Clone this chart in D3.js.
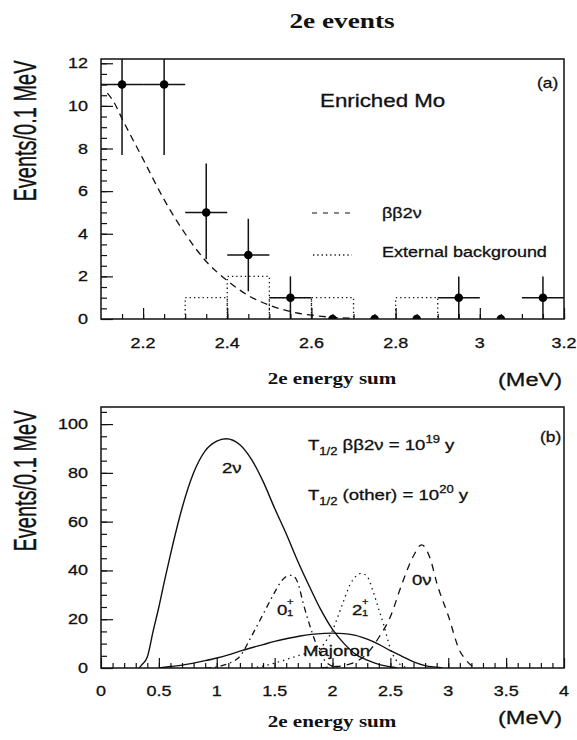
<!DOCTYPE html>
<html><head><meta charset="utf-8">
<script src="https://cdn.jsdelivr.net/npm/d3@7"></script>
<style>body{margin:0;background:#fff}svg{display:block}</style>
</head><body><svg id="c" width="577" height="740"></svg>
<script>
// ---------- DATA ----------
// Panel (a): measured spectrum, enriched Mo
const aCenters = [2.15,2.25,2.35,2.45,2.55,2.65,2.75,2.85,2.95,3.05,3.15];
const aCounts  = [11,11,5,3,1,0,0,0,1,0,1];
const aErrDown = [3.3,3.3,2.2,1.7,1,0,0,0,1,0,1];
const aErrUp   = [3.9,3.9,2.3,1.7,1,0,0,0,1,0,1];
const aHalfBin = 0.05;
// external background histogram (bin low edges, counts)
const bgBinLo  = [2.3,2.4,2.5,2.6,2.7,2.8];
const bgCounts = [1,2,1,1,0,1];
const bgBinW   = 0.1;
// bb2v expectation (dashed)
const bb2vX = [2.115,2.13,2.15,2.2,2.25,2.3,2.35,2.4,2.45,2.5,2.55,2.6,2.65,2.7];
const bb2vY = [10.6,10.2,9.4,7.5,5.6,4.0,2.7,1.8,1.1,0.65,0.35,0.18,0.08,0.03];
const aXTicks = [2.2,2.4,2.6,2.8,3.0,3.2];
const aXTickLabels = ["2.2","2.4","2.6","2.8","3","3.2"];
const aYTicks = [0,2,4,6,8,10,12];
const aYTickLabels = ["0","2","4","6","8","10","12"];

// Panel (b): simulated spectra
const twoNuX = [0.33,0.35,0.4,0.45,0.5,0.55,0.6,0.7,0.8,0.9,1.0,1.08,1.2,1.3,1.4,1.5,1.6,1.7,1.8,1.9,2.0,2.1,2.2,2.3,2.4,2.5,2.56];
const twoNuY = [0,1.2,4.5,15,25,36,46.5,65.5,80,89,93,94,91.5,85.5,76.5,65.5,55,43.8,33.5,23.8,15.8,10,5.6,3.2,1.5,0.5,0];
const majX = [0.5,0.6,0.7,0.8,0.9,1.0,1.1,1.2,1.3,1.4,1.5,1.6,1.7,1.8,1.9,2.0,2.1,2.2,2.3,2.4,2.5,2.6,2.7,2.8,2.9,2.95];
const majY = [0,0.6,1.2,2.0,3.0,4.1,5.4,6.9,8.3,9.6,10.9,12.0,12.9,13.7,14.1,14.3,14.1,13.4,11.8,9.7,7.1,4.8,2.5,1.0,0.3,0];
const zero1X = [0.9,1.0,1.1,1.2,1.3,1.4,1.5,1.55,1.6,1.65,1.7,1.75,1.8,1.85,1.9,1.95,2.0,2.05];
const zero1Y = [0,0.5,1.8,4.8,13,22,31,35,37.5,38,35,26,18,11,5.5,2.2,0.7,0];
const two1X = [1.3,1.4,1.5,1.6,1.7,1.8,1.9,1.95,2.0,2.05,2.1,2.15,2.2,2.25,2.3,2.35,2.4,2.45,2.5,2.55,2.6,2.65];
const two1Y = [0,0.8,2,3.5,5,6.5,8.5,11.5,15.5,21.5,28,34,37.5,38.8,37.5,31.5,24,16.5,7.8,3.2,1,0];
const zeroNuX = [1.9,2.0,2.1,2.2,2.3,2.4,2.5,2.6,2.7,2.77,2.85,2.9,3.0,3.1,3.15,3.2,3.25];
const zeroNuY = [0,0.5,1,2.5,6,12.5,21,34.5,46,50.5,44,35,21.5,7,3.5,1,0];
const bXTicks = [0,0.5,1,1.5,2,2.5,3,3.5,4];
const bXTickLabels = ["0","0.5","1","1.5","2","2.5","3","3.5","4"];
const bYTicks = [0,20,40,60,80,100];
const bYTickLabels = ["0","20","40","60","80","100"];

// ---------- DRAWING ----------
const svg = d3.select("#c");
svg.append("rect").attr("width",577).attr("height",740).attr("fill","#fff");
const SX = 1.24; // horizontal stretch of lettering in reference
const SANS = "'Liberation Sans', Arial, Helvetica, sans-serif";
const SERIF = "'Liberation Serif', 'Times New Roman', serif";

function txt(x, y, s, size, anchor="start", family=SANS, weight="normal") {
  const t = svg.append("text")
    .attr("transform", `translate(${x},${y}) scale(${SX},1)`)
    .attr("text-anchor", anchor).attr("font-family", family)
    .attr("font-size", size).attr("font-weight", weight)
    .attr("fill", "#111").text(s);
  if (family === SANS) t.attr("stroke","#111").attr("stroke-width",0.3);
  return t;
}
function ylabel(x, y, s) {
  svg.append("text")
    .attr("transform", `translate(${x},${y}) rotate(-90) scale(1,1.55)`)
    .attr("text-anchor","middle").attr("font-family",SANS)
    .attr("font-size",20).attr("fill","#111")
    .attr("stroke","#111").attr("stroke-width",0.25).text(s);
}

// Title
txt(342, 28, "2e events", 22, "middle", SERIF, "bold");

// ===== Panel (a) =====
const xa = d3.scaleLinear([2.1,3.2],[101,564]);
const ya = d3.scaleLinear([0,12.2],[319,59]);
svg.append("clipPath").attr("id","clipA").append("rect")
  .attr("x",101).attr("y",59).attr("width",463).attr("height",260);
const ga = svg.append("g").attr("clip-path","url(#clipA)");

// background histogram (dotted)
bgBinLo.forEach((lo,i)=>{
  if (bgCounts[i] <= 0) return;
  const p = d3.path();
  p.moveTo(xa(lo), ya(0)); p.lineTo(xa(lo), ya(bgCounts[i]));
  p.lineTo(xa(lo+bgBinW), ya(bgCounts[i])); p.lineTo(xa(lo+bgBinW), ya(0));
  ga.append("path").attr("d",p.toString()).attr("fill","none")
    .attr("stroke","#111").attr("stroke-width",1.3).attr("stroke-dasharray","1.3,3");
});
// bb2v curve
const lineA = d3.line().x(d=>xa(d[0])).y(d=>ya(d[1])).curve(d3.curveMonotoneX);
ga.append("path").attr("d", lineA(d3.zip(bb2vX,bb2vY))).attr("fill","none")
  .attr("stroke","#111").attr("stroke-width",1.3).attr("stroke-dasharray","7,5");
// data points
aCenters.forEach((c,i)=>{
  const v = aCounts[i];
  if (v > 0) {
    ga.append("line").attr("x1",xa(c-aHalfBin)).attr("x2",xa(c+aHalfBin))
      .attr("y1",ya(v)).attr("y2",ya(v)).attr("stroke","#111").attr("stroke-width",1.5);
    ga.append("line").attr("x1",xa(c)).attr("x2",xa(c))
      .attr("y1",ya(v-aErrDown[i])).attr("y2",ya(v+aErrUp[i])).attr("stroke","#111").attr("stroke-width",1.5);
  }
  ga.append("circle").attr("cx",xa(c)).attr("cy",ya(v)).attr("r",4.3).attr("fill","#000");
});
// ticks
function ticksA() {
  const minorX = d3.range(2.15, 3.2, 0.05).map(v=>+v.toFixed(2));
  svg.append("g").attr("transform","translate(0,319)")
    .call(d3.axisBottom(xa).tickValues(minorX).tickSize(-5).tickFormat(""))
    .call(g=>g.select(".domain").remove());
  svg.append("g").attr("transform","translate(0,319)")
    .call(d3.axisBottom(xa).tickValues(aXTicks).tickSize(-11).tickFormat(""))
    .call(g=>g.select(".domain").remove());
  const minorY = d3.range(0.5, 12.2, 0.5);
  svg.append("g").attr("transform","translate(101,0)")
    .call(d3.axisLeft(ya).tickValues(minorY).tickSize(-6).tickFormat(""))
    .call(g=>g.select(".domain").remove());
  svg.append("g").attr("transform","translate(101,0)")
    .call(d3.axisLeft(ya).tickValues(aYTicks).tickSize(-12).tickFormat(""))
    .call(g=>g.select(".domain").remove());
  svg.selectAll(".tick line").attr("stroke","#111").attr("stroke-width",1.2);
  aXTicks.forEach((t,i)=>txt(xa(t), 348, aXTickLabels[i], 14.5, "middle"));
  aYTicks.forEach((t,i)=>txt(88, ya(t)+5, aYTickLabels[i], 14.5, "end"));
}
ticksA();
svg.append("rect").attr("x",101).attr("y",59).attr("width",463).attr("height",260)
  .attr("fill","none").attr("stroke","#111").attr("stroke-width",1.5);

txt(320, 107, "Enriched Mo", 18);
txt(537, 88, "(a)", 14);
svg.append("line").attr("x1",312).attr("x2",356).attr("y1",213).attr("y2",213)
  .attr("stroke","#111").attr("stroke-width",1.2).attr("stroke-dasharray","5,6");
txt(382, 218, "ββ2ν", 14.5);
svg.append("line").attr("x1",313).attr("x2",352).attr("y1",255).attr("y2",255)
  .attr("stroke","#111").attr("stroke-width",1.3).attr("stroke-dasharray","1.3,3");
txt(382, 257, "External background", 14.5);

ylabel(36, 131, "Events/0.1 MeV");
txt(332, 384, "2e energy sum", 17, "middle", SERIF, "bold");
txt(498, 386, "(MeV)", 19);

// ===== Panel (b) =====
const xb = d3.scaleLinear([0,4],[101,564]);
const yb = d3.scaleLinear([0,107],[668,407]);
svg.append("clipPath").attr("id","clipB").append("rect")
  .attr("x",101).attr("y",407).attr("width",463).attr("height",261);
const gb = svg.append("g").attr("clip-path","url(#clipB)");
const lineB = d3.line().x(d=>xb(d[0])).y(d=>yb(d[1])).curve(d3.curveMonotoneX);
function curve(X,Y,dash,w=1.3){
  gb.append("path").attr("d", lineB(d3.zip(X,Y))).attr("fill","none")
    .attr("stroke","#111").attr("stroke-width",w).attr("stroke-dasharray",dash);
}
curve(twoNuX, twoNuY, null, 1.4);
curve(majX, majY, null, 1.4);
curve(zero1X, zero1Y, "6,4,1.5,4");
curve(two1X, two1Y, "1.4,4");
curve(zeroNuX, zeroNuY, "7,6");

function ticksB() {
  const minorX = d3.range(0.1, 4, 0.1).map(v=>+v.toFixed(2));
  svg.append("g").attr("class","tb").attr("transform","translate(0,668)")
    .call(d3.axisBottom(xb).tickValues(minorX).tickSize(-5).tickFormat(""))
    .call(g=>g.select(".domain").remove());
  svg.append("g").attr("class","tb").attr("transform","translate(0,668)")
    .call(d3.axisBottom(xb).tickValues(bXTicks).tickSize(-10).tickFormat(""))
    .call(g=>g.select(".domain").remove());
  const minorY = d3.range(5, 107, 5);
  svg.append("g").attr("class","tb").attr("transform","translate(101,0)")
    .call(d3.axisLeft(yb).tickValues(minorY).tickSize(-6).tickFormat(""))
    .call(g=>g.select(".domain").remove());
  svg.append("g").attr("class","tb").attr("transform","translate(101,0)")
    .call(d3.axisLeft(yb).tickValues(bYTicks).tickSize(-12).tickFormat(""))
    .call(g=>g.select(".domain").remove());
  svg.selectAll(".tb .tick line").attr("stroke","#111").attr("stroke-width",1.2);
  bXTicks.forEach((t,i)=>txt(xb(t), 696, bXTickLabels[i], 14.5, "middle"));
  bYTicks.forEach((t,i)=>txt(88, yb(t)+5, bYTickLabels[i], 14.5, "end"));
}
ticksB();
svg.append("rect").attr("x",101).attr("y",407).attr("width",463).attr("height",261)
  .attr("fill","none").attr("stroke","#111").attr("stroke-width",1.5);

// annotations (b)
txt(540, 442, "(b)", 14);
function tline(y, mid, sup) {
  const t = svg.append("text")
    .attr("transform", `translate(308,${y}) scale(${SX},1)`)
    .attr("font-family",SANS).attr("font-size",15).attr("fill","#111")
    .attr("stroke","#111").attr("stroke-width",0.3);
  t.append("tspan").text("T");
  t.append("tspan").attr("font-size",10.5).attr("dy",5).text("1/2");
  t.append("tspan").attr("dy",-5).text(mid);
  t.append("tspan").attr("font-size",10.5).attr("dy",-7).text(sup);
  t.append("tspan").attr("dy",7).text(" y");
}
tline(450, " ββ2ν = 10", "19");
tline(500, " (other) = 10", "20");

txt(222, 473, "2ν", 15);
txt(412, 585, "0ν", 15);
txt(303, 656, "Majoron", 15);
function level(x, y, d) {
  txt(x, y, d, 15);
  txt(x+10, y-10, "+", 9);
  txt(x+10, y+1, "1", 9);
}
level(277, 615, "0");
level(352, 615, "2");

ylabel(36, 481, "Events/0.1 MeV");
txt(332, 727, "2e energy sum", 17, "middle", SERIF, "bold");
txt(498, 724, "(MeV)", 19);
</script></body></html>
* * * * *
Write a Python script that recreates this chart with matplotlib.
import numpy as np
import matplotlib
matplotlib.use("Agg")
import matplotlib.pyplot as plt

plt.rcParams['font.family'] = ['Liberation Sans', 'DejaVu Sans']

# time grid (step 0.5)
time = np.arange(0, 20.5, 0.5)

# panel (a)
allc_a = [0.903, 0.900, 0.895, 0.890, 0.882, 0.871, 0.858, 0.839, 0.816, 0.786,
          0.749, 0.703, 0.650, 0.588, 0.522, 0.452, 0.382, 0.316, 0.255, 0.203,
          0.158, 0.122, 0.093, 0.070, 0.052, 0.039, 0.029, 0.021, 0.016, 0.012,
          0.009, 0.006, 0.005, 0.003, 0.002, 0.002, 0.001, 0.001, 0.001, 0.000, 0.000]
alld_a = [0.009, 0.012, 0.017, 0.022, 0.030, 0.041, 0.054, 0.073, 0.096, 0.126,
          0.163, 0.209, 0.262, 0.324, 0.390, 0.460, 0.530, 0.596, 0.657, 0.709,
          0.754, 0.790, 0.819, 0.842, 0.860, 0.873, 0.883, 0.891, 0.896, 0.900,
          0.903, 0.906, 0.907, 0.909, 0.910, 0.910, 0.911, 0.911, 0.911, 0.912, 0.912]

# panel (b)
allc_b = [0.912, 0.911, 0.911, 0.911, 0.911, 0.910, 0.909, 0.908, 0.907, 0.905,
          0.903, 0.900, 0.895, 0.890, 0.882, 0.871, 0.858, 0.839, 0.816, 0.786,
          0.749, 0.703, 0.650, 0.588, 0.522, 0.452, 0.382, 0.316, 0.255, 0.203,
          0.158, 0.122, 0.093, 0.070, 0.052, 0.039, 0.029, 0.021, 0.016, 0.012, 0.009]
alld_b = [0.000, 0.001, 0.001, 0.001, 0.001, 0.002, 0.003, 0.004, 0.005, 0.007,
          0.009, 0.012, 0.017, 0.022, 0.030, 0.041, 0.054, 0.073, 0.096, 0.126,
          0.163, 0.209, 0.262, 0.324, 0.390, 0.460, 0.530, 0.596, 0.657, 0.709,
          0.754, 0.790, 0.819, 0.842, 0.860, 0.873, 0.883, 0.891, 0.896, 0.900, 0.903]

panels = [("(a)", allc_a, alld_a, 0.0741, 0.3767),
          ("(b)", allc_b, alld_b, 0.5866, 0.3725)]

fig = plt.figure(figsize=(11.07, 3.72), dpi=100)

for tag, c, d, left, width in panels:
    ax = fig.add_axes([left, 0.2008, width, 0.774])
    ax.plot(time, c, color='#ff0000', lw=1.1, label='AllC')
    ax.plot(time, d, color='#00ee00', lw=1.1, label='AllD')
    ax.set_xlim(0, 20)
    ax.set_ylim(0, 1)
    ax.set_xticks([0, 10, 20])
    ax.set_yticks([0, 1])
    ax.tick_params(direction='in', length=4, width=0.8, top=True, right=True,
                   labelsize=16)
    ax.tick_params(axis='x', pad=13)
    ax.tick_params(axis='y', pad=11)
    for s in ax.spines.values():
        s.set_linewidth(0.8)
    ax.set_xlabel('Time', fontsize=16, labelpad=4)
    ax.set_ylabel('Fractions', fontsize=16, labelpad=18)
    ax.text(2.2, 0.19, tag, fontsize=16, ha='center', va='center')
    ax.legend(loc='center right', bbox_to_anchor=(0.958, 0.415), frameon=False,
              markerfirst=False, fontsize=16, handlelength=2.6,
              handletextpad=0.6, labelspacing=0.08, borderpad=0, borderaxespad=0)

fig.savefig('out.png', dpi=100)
* * * * *
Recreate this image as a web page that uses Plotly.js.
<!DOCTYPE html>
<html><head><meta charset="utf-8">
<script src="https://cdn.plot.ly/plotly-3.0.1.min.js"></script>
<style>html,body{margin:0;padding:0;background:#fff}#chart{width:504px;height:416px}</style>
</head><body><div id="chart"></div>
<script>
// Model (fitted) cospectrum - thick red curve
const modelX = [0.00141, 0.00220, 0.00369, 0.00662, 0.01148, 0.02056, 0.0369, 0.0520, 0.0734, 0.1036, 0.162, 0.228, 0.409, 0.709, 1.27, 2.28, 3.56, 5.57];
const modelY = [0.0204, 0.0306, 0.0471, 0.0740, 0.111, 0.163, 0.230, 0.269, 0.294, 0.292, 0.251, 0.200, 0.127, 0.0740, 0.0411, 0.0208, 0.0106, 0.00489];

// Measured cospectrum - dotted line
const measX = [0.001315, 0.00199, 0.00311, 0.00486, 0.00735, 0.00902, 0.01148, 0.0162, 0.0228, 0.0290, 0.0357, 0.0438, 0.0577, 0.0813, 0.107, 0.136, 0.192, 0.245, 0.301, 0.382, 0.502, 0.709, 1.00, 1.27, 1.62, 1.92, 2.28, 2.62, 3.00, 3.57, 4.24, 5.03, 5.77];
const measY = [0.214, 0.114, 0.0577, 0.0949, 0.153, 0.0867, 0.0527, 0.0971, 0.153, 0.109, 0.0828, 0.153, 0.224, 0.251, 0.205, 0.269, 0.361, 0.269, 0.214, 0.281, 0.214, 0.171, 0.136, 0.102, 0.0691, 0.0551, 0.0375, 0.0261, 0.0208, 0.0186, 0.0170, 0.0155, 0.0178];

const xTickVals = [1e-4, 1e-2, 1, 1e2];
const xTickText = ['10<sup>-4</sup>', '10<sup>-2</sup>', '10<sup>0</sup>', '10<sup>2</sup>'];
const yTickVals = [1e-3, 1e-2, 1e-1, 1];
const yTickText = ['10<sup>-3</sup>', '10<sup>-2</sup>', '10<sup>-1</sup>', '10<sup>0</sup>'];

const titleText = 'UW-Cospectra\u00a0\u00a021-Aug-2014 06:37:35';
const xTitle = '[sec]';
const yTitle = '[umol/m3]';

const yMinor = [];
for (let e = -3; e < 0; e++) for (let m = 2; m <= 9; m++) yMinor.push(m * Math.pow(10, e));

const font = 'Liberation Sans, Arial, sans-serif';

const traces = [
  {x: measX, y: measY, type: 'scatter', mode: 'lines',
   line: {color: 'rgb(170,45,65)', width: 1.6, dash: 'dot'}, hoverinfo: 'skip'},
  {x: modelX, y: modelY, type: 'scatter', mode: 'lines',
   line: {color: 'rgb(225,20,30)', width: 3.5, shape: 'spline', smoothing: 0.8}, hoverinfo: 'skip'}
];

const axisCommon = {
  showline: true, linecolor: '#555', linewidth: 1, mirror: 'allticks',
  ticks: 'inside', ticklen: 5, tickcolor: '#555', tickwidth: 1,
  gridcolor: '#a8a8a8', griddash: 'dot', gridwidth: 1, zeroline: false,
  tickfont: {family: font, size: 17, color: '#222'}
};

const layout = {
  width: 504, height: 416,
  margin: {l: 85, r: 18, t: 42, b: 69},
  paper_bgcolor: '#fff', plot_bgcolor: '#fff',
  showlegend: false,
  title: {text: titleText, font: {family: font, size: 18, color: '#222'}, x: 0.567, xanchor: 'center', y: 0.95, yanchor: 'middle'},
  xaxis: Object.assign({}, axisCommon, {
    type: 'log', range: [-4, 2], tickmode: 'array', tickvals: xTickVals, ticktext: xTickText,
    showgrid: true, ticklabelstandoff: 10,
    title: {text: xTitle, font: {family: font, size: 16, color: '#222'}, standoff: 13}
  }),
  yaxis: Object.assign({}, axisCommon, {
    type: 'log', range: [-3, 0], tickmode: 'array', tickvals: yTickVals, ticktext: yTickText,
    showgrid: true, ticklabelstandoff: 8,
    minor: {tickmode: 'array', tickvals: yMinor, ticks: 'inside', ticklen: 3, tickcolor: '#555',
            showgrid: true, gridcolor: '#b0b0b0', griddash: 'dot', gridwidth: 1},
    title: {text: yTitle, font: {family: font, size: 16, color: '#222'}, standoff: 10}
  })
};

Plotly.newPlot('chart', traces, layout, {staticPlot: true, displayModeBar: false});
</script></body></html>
* * * * *
→ GIVEN PROBLEM:
Exactly those lines that run from the line with "Recreate this image" through the line with "const font = 'Liberation" are to be reproduced; both end lines belong to the range.

→ THE OUTPUT:
Recreate this image as a web page that uses Plotly.js.
<!DOCTYPE html>
<html><head><meta charset="utf-8">
<script src="https://cdn.plot.ly/plotly-3.0.1.min.js"></script>
<style>html,body{margin:0;padding:0;background:#fff}#chart{width:504px;height:416px}</style>
</head><body><div id="chart"></div>
<script>
// Model (fitted) cospectrum - thick red curve
const modelX = [0.00141, 0.00220, 0.00369, 0.00662, 0.01148, 0.02056, 0.0369, 0.0520, 0.0734, 0.1036, 0.162, 0.228, 0.409, 0.709, 1.27, 2.28, 3.56, 5.57];
const modelY = [0.0204, 0.0306, 0.0471, 0.0740, 0.111, 0.163, 0.230, 0.269, 0.294, 0.292, 0.251, 0.200, 0.127, 0.0740, 0.0411, 0.0208, 0.0106, 0.00489];

// Measured cospectrum - dotted line
const measX = [0.001315, 0.00199, 0.00311, 0.00486, 0.00735, 0.00902, 0.01148, 0.0162, 0.0228, 0.0290, 0.0357, 0.0438, 0.0577, 0.0813, 0.107, 0.136, 0.192, 0.245, 0.301, 0.382, 0.502, 0.709, 1.00, 1.27, 1.62, 1.92, 2.28, 2.62, 3.00, 3.57, 4.24, 5.03, 5.77];
const measY = [0.214, 0.114, 0.0577, 0.0949, 0.153, 0.0867, 0.0527, 0.0971, 0.153, 0.109, 0.0828, 0.153, 0.224, 0.251, 0.205, 0.269, 0.361, 0.269, 0.214, 0.281, 0.214, 0.171, 0.136, 0.102, 0.0691, 0.0551, 0.0375, 0.0261, 0.0208, 0.0186, 0.0170, 0.0155, 0.0178];

const xTickVals = [1e-4, 1e-2, 1, 1e2];
const xTickText = ['10<sup>-4</sup>', '10<sup>-2</sup>', '10<sup>0</sup>', '10<sup>2</sup>'];
const yTickVals = [1e-3, 1e-2, 1e-1, 1];
const yTickText = ['10<sup>-3</sup>', '10<sup>-2</sup>', '10<sup>-1</sup>', '10<sup>0</sup>'];

const titleText = 'UW-Cospectra\u00a0\u00a021-Aug-2014 06:37:35';
const xTitle = '[sec]';
const yTitle = '[umol/m3]';

const yMinor = [];
for (let e = -3; e < 0; e++) for (let m = 2; m <= 9; m++) yMinor.push(m * Math.pow(10, e));

const font = 'Liberation Sans, Arial, sans-serif';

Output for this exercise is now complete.